## Records shown
....

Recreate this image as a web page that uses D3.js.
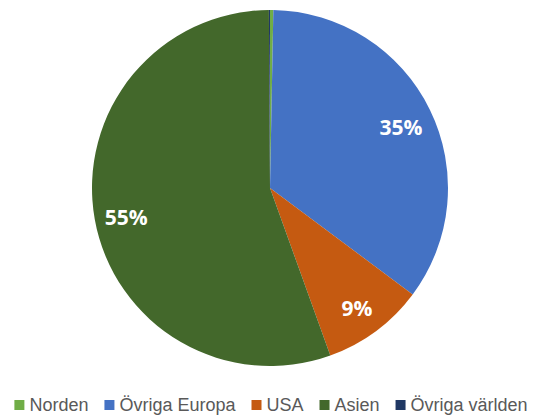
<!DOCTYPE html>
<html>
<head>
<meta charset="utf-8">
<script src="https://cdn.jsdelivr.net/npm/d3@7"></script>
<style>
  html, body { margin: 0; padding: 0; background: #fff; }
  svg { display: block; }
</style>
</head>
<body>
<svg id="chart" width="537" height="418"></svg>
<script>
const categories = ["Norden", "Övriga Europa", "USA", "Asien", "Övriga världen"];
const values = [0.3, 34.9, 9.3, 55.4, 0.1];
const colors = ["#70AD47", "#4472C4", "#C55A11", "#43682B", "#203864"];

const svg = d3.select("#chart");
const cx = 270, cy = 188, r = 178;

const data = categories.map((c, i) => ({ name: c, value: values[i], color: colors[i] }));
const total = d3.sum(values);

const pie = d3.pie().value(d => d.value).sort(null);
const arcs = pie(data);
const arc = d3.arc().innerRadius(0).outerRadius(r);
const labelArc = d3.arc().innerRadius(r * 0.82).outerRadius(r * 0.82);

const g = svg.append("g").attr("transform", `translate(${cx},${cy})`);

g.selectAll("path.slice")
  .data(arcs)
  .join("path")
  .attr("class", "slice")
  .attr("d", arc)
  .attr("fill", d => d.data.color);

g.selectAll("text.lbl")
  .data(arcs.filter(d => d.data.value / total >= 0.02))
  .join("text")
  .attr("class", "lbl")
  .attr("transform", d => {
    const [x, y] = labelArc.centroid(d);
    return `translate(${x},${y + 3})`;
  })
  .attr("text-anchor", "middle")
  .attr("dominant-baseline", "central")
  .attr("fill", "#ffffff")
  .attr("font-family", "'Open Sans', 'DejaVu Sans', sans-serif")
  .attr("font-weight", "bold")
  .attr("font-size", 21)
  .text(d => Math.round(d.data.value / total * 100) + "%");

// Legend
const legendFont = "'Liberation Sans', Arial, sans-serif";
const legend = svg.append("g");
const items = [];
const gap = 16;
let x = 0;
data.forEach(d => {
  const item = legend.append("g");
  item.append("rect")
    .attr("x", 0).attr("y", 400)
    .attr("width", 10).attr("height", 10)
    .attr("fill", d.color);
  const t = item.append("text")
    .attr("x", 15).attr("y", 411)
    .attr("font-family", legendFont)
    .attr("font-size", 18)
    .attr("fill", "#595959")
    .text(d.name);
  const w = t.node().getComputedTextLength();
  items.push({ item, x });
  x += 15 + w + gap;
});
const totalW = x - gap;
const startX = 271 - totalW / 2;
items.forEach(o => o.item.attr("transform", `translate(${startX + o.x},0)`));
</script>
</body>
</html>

....

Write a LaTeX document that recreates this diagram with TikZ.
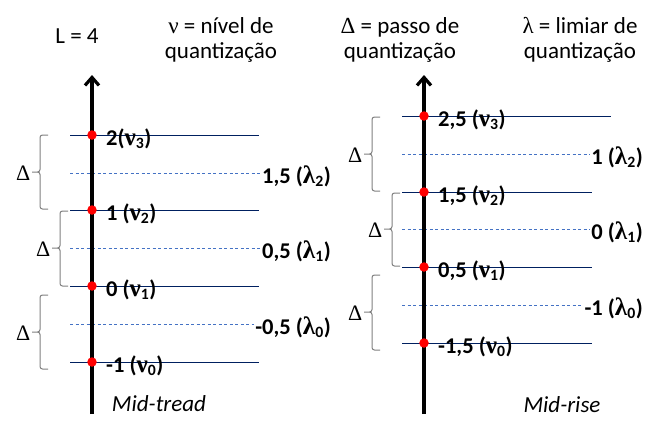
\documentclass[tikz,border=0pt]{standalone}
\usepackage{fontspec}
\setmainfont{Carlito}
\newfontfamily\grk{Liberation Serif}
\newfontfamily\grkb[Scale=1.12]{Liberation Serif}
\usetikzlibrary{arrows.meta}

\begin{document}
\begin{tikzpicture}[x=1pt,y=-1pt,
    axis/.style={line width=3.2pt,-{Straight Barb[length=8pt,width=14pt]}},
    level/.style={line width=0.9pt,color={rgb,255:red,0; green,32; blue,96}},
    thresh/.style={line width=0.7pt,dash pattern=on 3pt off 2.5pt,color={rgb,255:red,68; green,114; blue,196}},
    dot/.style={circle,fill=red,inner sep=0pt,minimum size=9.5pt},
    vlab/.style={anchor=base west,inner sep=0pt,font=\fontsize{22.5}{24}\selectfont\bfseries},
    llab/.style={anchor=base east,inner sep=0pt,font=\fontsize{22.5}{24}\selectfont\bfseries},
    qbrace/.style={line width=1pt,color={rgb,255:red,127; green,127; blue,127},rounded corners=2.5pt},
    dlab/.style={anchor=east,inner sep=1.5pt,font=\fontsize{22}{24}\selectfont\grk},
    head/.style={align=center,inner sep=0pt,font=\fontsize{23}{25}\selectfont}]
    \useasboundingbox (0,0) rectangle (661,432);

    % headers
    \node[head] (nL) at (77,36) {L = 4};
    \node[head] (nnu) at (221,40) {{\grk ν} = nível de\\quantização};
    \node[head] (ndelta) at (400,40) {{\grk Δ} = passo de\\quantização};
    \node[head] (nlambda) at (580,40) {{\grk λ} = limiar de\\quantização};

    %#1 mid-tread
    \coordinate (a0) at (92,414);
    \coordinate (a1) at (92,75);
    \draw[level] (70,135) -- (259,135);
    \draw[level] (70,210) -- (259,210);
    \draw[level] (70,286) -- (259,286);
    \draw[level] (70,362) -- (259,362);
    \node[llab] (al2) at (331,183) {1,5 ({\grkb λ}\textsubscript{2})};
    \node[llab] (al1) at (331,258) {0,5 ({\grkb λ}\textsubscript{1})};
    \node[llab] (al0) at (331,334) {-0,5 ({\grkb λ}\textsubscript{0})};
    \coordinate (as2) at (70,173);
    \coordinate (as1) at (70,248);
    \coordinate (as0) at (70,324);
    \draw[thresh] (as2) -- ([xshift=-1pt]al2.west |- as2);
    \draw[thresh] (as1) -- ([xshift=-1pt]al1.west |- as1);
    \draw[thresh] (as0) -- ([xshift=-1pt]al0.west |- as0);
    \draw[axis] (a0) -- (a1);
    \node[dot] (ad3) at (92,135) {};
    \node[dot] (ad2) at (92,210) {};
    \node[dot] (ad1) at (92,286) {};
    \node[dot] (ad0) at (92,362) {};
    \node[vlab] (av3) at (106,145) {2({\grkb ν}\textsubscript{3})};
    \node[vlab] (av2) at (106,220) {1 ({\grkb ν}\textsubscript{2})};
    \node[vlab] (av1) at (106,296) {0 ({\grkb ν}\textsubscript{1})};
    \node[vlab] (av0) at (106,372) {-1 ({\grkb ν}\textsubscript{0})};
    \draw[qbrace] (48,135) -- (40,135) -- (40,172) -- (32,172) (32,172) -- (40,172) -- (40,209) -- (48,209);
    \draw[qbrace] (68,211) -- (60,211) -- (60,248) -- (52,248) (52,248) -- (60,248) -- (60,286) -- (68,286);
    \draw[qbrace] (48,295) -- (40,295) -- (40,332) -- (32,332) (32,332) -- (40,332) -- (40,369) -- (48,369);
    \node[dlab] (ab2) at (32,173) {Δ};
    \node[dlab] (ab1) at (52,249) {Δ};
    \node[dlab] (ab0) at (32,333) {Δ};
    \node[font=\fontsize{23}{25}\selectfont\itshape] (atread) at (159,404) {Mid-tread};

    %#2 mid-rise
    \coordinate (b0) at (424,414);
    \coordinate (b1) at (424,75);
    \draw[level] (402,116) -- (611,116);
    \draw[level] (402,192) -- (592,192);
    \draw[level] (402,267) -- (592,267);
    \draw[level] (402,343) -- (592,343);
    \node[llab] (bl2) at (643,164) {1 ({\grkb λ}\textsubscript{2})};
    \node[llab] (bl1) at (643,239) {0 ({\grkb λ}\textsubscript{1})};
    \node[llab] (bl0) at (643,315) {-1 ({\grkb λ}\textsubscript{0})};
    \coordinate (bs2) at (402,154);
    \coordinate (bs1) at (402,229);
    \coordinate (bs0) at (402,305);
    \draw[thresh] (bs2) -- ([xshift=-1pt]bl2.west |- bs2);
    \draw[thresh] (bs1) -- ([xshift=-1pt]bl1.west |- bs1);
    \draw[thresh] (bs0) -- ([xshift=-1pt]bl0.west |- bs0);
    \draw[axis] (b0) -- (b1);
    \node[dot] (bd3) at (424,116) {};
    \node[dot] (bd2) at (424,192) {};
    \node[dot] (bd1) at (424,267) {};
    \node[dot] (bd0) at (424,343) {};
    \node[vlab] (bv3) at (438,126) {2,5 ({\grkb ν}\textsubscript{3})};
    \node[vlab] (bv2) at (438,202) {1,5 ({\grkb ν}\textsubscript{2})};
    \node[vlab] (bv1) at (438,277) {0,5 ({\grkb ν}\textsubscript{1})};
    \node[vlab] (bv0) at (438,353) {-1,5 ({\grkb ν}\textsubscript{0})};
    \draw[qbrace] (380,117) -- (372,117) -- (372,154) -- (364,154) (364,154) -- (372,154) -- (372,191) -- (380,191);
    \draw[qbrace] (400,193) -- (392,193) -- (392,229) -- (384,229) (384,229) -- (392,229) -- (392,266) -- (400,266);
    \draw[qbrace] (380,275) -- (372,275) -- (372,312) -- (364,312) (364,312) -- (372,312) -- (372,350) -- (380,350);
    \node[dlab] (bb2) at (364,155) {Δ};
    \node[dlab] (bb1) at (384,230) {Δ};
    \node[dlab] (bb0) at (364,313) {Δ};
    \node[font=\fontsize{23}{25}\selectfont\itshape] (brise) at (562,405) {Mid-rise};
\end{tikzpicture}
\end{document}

....

Find every line in the entries that includes the word "this", then state how many there are and nothing else.

## In response
2